Another noteworthy phenomenon is that YOLOv8l achieves a recall of 0.992 under the green cropland background, the highest among all models, but drops to 0.937 under the woodland background. This indicates that deeper networks can better exploit their capacity advantages in high-quality large-sample backgrounds, but their generalization is limited in small-sample, highly occluded backgrounds. This observation further supports our earlier analysis that overparameterization may introduce overfitting risks under long tail background distributions.
From the perspective of background categories, the sky background yields the best performance for all models. Its clean color space and simple texture pattern create highly favorable conditions for separating targets from the background. This finding also aligns with, and corroborates, the earlier observation that the sky category exhibits the lowest Laplacian variance. However, even under the relatively simplified sky background, performance differences across models remain evident. Faster R-CNN achieves a precision of only 0.92, which is substantially lower than the 0.99 of YOLOv5n. This result indicates that the region proposal mechanism in two-stage architectures can introduce redundant computation and accumulate errors even in low-noise environments.
In contrast, the bare farmland background poses a major challenge for all models. Faster R-CNN reaches its lowest performance, while YOLOv8n remains relatively robust, but its precision still drops to 0.85. Our analysis suggests a possible explanation: the yellow-brown tones of exposed soil partially overlap with the reflective spectrum of the UAV body, and bare farmland does not provide the strong color contrast advantage observed in green cropland. As a result, feature extractors based on red–green–blue (RGB) channels may struggle to learn sufficiently discriminative representations, thereby degrading detection performance under this background.
Under the woodland background, YOLOv5n and YOLOv8n show a clear divergence. The precision of YOLOv5n is 0.96, whereas YOLOv8n achieves only 0.88, a gap of 8 percentage points. This difference can be attributed to edge fragmentation caused by randomly distributed branch and leaf occlusions, which affect networks of different depths in different ways. Shallower networks tend to rely more on local strong gradient cues, whereas deeper networks rely more on global semantic consistency. When occlusions make the target contour incomplete, long-range dependency mechanisms in deeper networks may instead introduce more spurious activations. This finding provides practical evidence for incorporating attention mechanisms or explicit partial occlusion modeling in future algorithms. It also confirms the necessity of retaining motion blur samples in the dataset. In real agricultural monitoring, image quality degradation is not simply removable noise, but an inherent characteristic that algorithms must learn to handle.

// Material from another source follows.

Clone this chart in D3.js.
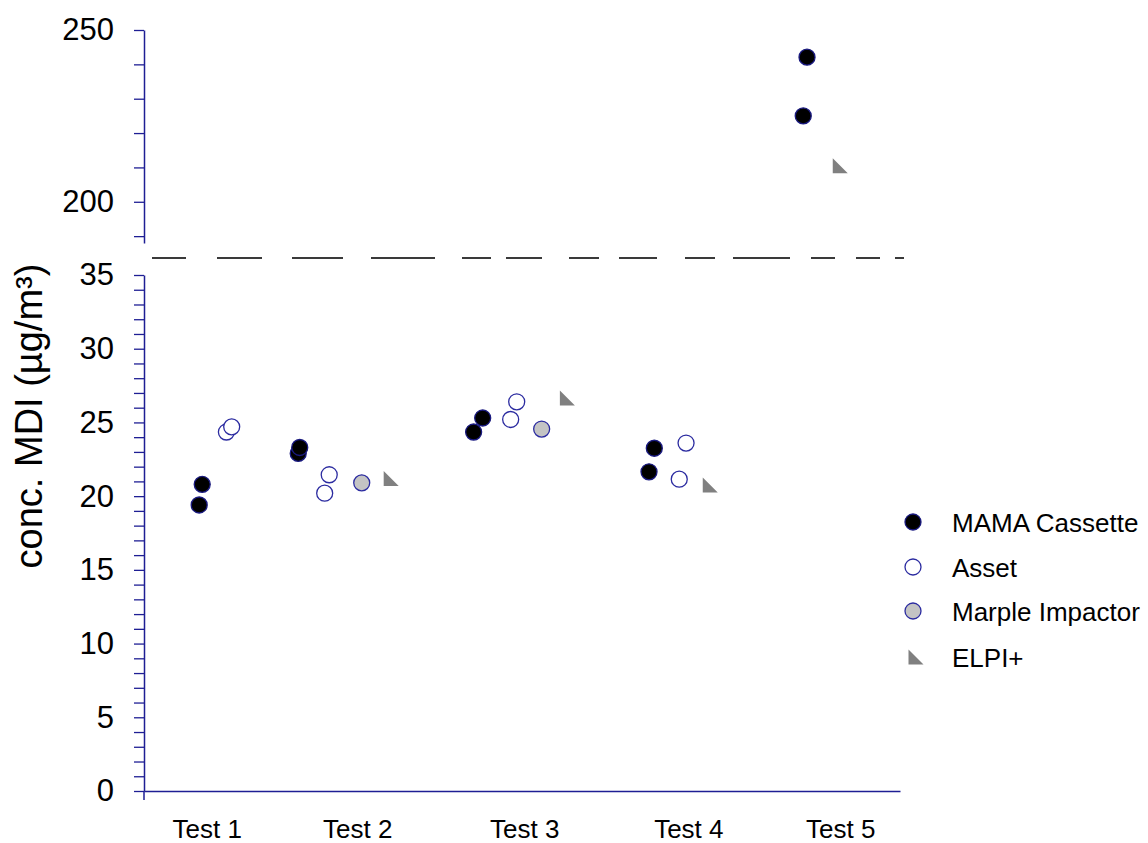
<!DOCTYPE html>
<html>
<head>
<meta charset="utf-8">
<script src="https://cdn.jsdelivr.net/npm/d3@7"></script>
<style>
  body { margin: 0; background: #fff; }
  svg { display: block; font-family: Arial, "Liberation Sans", sans-serif; }
</style>
</head>
<body>
<script>
// categories and where their labels sit on the x position scale
const tests = ["Test 1", "Test 2", "Test 3", "Test 4", "Test 5"];
const testPos = [0.83, 2.82, 5.03, 7.20, 9.21];

// series: x position (jittered per test) and concentration
const mamaX = [0.77, 0.73, 2.04, 2.06, 4.48, 4.36, 6.75, 6.68, 8.77, 8.72];
const mamaY = [20.8, 19.4, 22.9, 23.3, 25.3, 24.35, 23.25, 21.65, 242.1, 225.0];

const assetX = [1.09, 1.16, 2.45, 2.39, 4.93, 4.85, 7.17, 7.08];
const assetY = [24.35, 24.7, 21.45, 20.2, 26.4, 25.2, 23.6, 21.15];

const marpleX = [2.88, 5.26];
const marpleY = [20.9, 24.55];

const elpiX = [3.27, 5.6, 7.49, 9.21];
const elpiY = [21.2, 26.65, 20.75, 210.5];

const legendNames = ["MAMA Cassette", "Asset", "Marple Impactor", "ELPI+"];

const lowerTicks = d3.range(0, 36, 1);
const upperTicks = d3.range(190, 251, 10);

const width = 1148, height = 843;
const axisColor = "#1e1e94";
const breakValue = 35;

const x = d3.scaleLinear().domain([0, 10]).range([144, 900]);
const yLow = d3.scaleLinear().domain([0, 35]).range([791, 275]);
const yHigh = d3.scaleLinear().domain([188, 250]).range([243, 30]);
const yOf = v => v > breakValue ? yHigh(v) : yLow(v);

const svg = d3.select("body").append("svg")
  .attr("width", width)
  .attr("height", height);

// axes
const lowAxis = d3.axisLeft(yLow)
  .tickValues(lowerTicks)
  .tickSize(10)
  .tickSizeOuter(0)
  .tickPadding(20)
  .tickFormat(d => d % 5 === 0 ? d : "");

const highAxis = d3.axisLeft(yHigh)
  .tickValues(upperTicks)
  .tickSize(10)
  .tickSizeOuter(0)
  .tickPadding(20)
  .tickFormat(d => d % 50 === 0 ? d : "");

[lowAxis, highAxis].forEach(ax => {
  const g = svg.append("g")
    .attr("transform", "translate(144,0)")
    .call(ax);
  g.select(".domain").attr("stroke", axisColor).attr("stroke-width", 1.5);
  g.selectAll(".tick line").attr("stroke", axisColor).attr("stroke-width", 1.3);
  g.selectAll(".tick text")
    .attr("fill", "#000")
    .style("font-size", "31px");
});

// lower axis runs a little past zero
svg.append("line")
  .attr("x1", 144).attr("x2", 144)
  .attr("y1", yLow(0)).attr("y2", yLow(0) + 9)
  .attr("stroke", axisColor).attr("stroke-width", 1.5);

const xAxis = d3.axisBottom(x)
  .tickValues(testPos)
  .tickSize(0)
  .tickPadding(29)
  .tickFormat((d, i) => tests[i]);

const gx = svg.append("g")
  .attr("transform", `translate(0,${yLow(0)})`)
  .call(xAxis);
gx.select(".domain").attr("stroke", axisColor).attr("stroke-width", 1.5);
gx.selectAll(".tick text").attr("fill", "#000").style("font-size", "26px");

// axis break
svg.append("line")
  .attr("x1", 152).attr("x2", 904)
  .attr("y1", 258).attr("y2", 258)
  .attr("stroke", "#3a3a3a")
  .attr("stroke-width", 2)
  .attr("stroke-dasharray", "34,31,45,30,51,28,64,27,29,15,36,27,30,20,38,28,30,18,57,21,24,21,24,15,9,100");

// y label
svg.append("text")
  .attr("transform", "translate(42,416) rotate(-90)")
  .attr("text-anchor", "middle")
  .style("font-size", "38px")
  .text("conc. MDI (µg/m³)");

// markers
const tri = d3.line()([[-7.5, -7.5], [-7.5, 7.5], [7.5, 7.5]]) + "Z";

function circles(xs, ys, fill, stroke) {
  svg.append("g").selectAll("circle")
    .data(xs.map((d, i) => [d, ys[i]]))
    .enter()
    .append("circle")
    .attr("cx", d => x(d[0]))
    .attr("cy", d => yOf(d[1]))
    .attr("r", 8)
    .attr("fill", fill)
    .attr("stroke", stroke)
    .attr("stroke-width", 1.3);
}

circles(mamaX, mamaY, "#000", "#1a1a80");
circles(assetX, assetY, "#fff", "#2b2ba0");
circles(marpleX, marpleY, "#c4c4c4", "#2b2ba0");

svg.append("g").selectAll("path")
  .data(elpiX.map((d, i) => [d, elpiY[i]]))
  .enter()
  .append("path")
  .attr("d", tri)
  .attr("transform", d => `translate(${x(d[0])},${yOf(d[1])})`)
  .attr("fill", "#808080");

// legend
const legend = svg.append("g");
const rowY = [522, 567, 611, 657];
const legendStyle = [
  { fill: "#000", stroke: "#1a1a80" },
  { fill: "#fff", stroke: "#2b2ba0" },
  { fill: "#c4c4c4", stroke: "#2b2ba0" },
  null
];

legendNames.forEach((name, i) => {
  if (legendStyle[i]) {
    legend.append("circle")
      .attr("cx", 913).attr("cy", rowY[i]).attr("r", 8)
      .attr("fill", legendStyle[i].fill)
      .attr("stroke", legendStyle[i].stroke)
      .attr("stroke-width", 1.3);
  } else {
    legend.append("path")
      .attr("d", tri)
      .attr("transform", `translate(916,${rowY[i]})`)
      .attr("fill", "#808080");
  }
  legend.append("text")
    .attr("x", 952)
    .attr("y", rowY[i] + 9.5)
    .style("font-size", "26px")
    .text(name);
});
</script>
</body>
</html>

Overall, the experimental results confirm that our dataset effectively captures the core technical challenges encountered in agricultural UAV monitoring and provides a reliable basis for subsequent algorithm analysis and optimization. The systematic recall-based analysis further reveals how missed detection risks distribute across backgrounds, offering data support for adopting differentiated detection strategies for high-risk backgrounds in real-world supervision deployments.